I’ve struggled to write lately, mostly because my mind is still heavily affected by my Kundalini awakening process. A process that is changing how I see and experience my world and the world at large. That said, life goes on.
September brought another year of educating my son at home: we’re going on four and a half years now. And between my struggling every day to function and my son’s various challenges, it hasn’t been an easy road. But we’re walking it the best we can.
He’s getting one on one tutoring for some of his subjects (courtesy of yours truly), while he’s learning other ones through a variety of computer apps and watching educational videos online. The biggest surprise came when Little Man announced that he wanted to learn Japanese. So I hooked him up with Rosetta Stone where he can move through the program without my help.

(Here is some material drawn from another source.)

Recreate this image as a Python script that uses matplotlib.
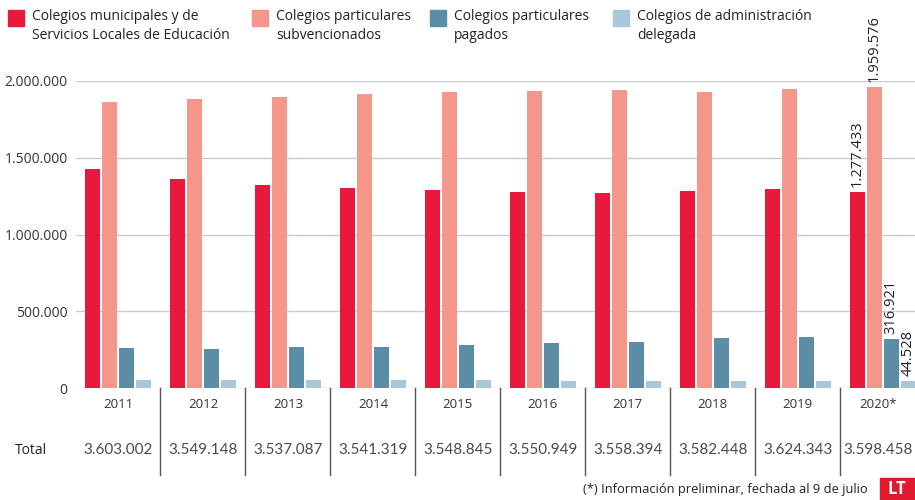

Having regular healing sessions is helping me move forward in my own inner process, and although working in hypnosis with a spiritual hypnotherapist is my preferred healing modality, because I can release lifetimes of crud in one session, I’m dabbling with a few other more local healers while my hypnotherapist is temporarily unavailable. And I’m very excited to have a session next week with a talented healer who’s new to me.
Where I’d normally be out and about with my camera, looking for fall foliage scenes to capture, still living with low energy has left me looking close to home for photo ops. Instead of grand vistas, I’m focusing closer. Most of our brilliant native colors come from twisty vine maple trees and blueberries. However, the pictures above are actually from some local bushes around a store I frequent.
In the mountains there are lots of wild low blueberry plants that are brilliant red this time of year. One of my favorite picturesque vistas is a hundred times more colorful this time of year. Here’s a shot from a few years back of the nearby Mount Shuksan.
The past ten days were a rare stretch of non-rainy days, and we took advantage of the weather break to get our long neglected woodpile in order. We now have enough wood to take us through the winter, especially considering we use our small wood stove insert mostly when temps drop to freezing and below, or when the power’s out.
Living in the boonies, we lose power a handful of times each winter, and then some. Even though we’ve got a generator so we don’t lose our food, our little wood stove is a Godsend that keeps us warm.
Not much else of note going on other than every other daily news pieces that keep my family and I shaking our heads. Happy belated Autumnal Equinox.